The first major limitation is scope. The game that we choose to create needs to be achievable with the resources we have available. I would strongly suggest that you aim to create game in less than a year. Not only does working on a game for more than a year become quite draining, you are also putting all your eggs in one basket. No developer can guarantee that their games will be a success so we need to create as many games as possible so that our successes can offset our failures. Keep your scope tight, in a future journal entry I will talk more about effectively scoping your game ideas.

Start small and expand the scope of your ideas as you get more experience of the whole process. Ideally, make your first game in three months or less, go through the whole process of market analysis, prototyping, asset acquisition, development, monetisation, debugging, launch and marketing. Each time you go through that process you will learn new lessons that will inform your approach the next time you do it. Get as much experience as possible of the whole process, especially launch and marketing.

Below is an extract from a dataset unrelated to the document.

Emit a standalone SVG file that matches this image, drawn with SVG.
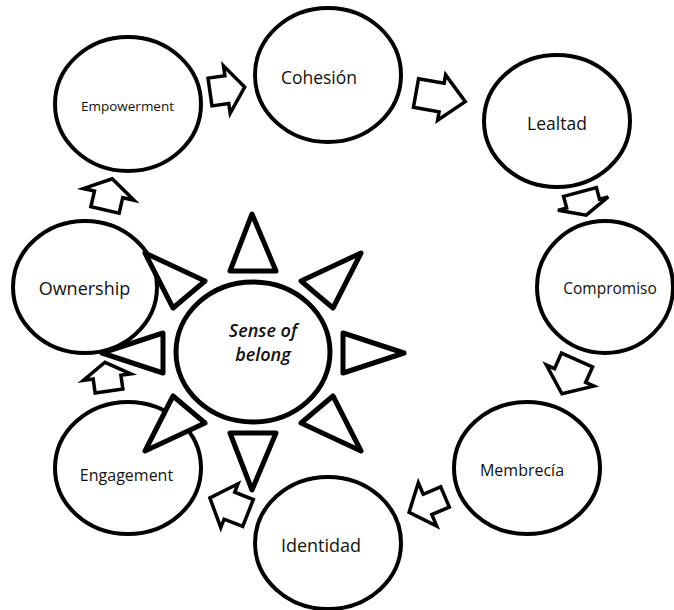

Making small games is a good idea, at least until you have a large team and a secure revenue stream. That still leaves the question of what game to write. You may hear advice to make a clone of some classic game such as pong or space invaders in order to learn the ropes. That may be a good idea for a hobbyist developer, but it is not a good choice for a professional. There is usually no money to be made from cloning old games unless you have an original spin, a license for original IP or a big marketing budget. We need to look for small games that fill a specific gap in the market.

As indie developers we do not have large marketing budgets so our best form of discovery is search. The games that we make must be targeted at search terms that we can dominate. As a case study, Exobyte's most recent game "Pish Posh Push" is a coin pusher game. As is often the case there is a regional search term specific to the UK market for these types of game which is "penny pusher". By naming our game "Pish Posh Penny Pusher" on the application store we were able to quickly dominate this search term and rank first in the search results. That initial group of regional players gave the game a jump start and now the game comes fifth in UK results for the much more widespread search term "coin pusher". A remarkable success considering that some of the competing games in this space have multi-million dollar budgets.